● Exercise directions
Everything from the line with "Write the Chart.js code for this chart." down to the line with "2.8, 1.4, 2.0, 1.4, 1.4, 1.4, 3.5, 1.7, 1.0, 2.0];" below must be printed exactly, those two lines included. Exclude pictures.

● Entries shown
——————
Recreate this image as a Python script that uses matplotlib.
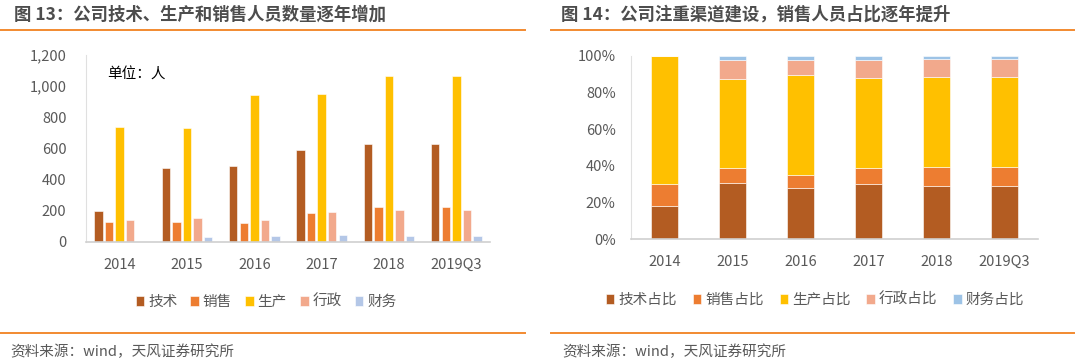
——————
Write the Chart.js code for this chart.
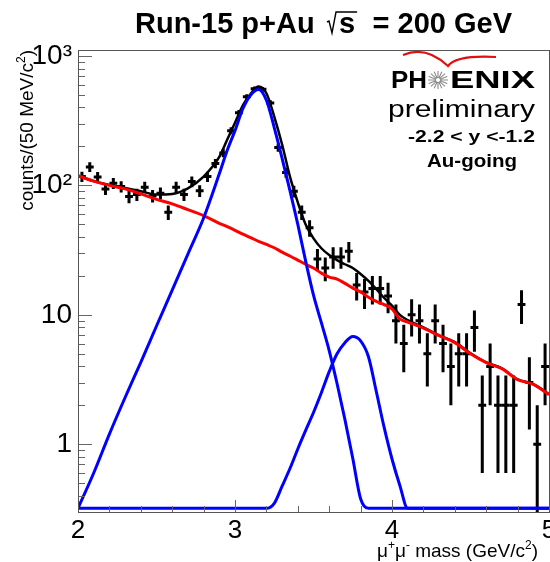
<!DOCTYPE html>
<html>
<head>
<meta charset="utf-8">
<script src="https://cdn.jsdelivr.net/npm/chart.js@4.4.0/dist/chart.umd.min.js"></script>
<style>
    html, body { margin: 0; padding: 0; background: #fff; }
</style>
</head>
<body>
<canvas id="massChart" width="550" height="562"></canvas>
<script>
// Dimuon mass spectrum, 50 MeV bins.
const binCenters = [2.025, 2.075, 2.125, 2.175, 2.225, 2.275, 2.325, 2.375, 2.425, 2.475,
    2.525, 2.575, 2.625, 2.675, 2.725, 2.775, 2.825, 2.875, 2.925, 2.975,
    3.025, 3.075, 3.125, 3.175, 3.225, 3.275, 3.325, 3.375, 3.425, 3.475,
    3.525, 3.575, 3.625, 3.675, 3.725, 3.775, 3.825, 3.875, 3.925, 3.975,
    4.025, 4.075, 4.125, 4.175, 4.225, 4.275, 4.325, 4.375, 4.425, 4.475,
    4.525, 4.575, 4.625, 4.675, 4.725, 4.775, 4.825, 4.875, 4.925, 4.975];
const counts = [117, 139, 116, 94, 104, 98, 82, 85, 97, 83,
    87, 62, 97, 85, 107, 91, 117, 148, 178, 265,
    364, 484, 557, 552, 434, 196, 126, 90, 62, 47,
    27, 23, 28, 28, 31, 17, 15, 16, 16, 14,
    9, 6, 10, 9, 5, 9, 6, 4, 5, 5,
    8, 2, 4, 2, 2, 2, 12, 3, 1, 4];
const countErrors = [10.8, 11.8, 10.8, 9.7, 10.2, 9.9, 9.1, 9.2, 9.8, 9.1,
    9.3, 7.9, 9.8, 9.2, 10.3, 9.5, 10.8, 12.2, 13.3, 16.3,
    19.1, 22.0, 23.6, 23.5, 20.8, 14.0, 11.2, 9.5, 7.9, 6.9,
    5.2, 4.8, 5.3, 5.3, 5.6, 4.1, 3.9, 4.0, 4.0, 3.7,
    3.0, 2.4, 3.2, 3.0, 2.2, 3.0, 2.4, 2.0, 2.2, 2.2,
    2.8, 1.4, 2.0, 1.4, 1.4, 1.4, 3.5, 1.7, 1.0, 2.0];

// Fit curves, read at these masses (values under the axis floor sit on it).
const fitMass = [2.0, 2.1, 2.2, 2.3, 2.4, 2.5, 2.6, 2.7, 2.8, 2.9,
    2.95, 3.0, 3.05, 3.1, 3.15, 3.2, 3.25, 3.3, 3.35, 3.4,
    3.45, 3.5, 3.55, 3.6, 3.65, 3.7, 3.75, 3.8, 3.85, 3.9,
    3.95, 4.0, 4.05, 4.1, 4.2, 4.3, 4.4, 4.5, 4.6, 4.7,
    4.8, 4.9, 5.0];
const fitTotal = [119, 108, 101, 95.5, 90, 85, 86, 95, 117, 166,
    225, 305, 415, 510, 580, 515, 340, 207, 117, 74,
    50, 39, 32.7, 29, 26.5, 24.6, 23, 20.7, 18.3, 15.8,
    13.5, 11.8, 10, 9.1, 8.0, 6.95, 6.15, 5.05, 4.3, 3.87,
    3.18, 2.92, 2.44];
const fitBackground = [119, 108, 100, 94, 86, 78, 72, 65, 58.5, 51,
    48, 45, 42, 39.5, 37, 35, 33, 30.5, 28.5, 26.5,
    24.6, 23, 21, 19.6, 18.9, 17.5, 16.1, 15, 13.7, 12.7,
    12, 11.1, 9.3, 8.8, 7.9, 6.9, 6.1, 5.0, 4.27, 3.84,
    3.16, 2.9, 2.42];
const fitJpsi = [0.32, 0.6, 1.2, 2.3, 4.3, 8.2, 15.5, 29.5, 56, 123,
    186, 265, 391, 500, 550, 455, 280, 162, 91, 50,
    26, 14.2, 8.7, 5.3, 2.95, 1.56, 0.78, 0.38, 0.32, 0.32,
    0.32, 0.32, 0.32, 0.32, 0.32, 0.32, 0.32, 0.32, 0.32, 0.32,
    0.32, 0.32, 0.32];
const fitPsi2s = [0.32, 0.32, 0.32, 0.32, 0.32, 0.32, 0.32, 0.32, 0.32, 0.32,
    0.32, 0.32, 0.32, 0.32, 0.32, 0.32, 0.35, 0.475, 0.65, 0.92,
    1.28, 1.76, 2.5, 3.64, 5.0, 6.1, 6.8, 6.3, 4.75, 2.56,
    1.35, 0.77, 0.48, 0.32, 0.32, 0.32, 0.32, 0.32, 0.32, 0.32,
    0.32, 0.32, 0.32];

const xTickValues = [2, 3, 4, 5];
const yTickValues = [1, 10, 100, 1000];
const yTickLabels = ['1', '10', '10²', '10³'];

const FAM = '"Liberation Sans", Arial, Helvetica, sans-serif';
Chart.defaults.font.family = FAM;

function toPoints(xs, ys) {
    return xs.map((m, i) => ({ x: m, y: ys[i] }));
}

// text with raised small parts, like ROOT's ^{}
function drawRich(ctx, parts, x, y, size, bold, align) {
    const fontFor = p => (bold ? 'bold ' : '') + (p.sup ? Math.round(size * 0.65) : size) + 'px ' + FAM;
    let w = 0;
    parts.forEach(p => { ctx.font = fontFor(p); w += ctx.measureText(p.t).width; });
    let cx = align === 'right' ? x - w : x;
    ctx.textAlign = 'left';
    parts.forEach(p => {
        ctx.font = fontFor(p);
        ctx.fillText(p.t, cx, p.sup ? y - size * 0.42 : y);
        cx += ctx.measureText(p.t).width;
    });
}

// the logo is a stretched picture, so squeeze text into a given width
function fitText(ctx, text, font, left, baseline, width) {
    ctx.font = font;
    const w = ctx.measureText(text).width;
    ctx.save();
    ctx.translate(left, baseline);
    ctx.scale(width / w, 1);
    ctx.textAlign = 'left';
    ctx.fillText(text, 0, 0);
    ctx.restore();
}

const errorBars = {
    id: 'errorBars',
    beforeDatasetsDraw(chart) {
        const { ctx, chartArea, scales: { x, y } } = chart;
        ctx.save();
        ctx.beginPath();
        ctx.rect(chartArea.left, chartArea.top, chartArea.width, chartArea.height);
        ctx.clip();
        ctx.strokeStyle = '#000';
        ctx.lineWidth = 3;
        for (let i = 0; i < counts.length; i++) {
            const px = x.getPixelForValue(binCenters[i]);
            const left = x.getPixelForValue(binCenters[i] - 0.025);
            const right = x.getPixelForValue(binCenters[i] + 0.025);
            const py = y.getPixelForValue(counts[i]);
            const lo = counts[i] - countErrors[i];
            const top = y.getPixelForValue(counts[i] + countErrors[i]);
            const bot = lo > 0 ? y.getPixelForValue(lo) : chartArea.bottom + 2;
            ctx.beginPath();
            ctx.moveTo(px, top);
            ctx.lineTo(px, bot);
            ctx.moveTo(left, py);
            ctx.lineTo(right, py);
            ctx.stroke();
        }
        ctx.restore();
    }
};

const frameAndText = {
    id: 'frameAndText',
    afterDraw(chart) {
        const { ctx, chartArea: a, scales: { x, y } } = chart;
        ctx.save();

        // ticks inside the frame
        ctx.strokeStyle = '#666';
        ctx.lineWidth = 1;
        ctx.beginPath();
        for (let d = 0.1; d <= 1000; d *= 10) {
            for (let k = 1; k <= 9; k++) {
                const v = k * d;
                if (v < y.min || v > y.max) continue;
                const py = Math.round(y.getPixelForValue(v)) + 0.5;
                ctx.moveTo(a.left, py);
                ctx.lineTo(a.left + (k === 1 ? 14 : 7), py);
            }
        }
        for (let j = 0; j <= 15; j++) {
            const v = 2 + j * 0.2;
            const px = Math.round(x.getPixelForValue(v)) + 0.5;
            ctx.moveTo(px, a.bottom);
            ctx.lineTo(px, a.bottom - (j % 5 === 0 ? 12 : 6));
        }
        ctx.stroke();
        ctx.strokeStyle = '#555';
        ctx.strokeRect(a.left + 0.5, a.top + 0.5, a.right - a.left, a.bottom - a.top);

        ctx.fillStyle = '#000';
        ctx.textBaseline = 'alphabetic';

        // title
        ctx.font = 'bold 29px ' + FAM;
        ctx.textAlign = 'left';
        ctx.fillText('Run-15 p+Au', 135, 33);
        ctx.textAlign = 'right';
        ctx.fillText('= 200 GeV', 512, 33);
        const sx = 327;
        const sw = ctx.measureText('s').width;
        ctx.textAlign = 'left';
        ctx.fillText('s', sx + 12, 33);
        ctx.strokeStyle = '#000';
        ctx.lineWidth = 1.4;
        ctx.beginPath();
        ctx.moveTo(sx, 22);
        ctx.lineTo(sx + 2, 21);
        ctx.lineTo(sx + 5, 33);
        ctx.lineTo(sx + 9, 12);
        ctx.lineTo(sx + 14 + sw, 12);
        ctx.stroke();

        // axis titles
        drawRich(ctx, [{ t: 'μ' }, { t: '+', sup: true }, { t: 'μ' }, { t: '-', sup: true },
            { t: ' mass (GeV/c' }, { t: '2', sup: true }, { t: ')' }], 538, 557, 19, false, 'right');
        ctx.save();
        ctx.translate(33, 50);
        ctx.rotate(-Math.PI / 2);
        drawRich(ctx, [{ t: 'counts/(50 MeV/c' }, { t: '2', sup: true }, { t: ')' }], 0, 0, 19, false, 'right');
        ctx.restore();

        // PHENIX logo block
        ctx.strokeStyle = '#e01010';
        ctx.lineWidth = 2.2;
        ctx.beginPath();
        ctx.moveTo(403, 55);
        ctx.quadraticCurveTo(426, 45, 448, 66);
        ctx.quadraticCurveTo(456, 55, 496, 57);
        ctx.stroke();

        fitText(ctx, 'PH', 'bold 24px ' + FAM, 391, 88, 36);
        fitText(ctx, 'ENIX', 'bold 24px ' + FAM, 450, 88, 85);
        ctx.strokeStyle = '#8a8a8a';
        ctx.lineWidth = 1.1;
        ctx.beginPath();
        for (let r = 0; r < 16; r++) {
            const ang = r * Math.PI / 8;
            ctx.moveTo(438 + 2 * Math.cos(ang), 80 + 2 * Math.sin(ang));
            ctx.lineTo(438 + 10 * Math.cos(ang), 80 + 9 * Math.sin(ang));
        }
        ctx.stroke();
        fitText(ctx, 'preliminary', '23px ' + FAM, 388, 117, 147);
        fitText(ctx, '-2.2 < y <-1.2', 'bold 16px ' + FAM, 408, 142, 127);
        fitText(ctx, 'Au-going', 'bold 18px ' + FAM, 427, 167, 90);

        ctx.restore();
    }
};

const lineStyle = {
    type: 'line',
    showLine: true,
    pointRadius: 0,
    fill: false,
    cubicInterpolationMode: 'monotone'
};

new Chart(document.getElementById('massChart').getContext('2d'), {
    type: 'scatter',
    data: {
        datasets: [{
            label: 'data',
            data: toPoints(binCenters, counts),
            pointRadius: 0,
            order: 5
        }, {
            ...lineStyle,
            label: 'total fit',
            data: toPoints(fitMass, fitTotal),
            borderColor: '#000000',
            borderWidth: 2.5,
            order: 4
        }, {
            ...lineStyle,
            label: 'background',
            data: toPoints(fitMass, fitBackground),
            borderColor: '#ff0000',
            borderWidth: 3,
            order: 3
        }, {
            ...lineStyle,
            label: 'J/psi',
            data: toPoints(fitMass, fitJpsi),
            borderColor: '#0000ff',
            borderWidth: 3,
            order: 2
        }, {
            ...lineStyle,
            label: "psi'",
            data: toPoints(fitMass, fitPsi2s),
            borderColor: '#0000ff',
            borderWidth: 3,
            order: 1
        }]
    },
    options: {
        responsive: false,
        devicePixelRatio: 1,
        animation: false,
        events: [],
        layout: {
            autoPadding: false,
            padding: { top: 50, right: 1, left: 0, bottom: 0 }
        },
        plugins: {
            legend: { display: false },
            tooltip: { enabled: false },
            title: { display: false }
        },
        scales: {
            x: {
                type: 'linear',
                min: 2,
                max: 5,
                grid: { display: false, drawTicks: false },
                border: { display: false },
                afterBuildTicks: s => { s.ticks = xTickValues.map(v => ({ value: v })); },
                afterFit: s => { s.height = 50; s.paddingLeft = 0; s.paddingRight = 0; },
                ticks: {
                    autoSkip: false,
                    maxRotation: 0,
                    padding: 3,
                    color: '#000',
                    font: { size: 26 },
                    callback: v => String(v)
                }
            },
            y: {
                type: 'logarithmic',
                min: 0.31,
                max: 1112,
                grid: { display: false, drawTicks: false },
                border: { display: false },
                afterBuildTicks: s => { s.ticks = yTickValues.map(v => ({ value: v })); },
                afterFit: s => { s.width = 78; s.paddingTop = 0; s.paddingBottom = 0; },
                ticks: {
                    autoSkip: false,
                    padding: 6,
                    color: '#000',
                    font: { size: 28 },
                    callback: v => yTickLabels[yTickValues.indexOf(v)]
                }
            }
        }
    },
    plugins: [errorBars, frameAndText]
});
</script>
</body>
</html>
——————
● Result of the task
Write the Chart.js code for this chart.
<!DOCTYPE html>
<html>
<head>
<meta charset="utf-8">
<script src="https://cdn.jsdelivr.net/npm/chart.js@4.4.0/dist/chart.umd.min.js"></script>
<style>
    html, body { margin: 0; padding: 0; background: #fff; }
</style>
</head>
<body>
<canvas id="massChart" width="550" height="562"></canvas>
<script>
// Dimuon mass spectrum, 50 MeV bins.
const binCenters = [2.025, 2.075, 2.125, 2.175, 2.225, 2.275, 2.325, 2.375, 2.425, 2.475,
    2.525, 2.575, 2.625, 2.675, 2.725, 2.775, 2.825, 2.875, 2.925, 2.975,
    3.025, 3.075, 3.125, 3.175, 3.225, 3.275, 3.325, 3.375, 3.425, 3.475,
    3.525, 3.575, 3.625, 3.675, 3.725, 3.775, 3.825, 3.875, 3.925, 3.975,
    4.025, 4.075, 4.125, 4.175, 4.225, 4.275, 4.325, 4.375, 4.425, 4.475,
    4.525, 4.575, 4.625, 4.675, 4.725, 4.775, 4.825, 4.875, 4.925, 4.975];
const counts = [117, 139, 116, 94, 104, 98, 82, 85, 97, 83,
    87, 62, 97, 85, 107, 91, 117, 148, 178, 265,
    364, 484, 557, 552, 434, 196, 126, 90, 62, 47,
    27, 23, 28, 28, 31, 17, 15, 16, 16, 14,
    9, 6, 10, 9, 5, 9, 6, 4, 5, 5,
    8, 2, 4, 2, 2, 2, 12, 3, 1, 4];
const countErrors = [10.8, 11.8, 10.8, 9.7, 10.2, 9.9, 9.1, 9.2, 9.8, 9.1,
    9.3, 7.9, 9.8, 9.2, 10.3, 9.5, 10.8, 12.2, 13.3, 16.3,
    19.1, 22.0, 23.6, 23.5, 20.8, 14.0, 11.2, 9.5, 7.9, 6.9,
    5.2, 4.8, 5.3, 5.3, 5.6, 4.1, 3.9, 4.0, 4.0, 3.7,
    3.0, 2.4, 3.2, 3.0, 2.2, 3.0, 2.4, 2.0, 2.2, 2.2,
    2.8, 1.4, 2.0, 1.4, 1.4, 1.4, 3.5, 1.7, 1.0, 2.0];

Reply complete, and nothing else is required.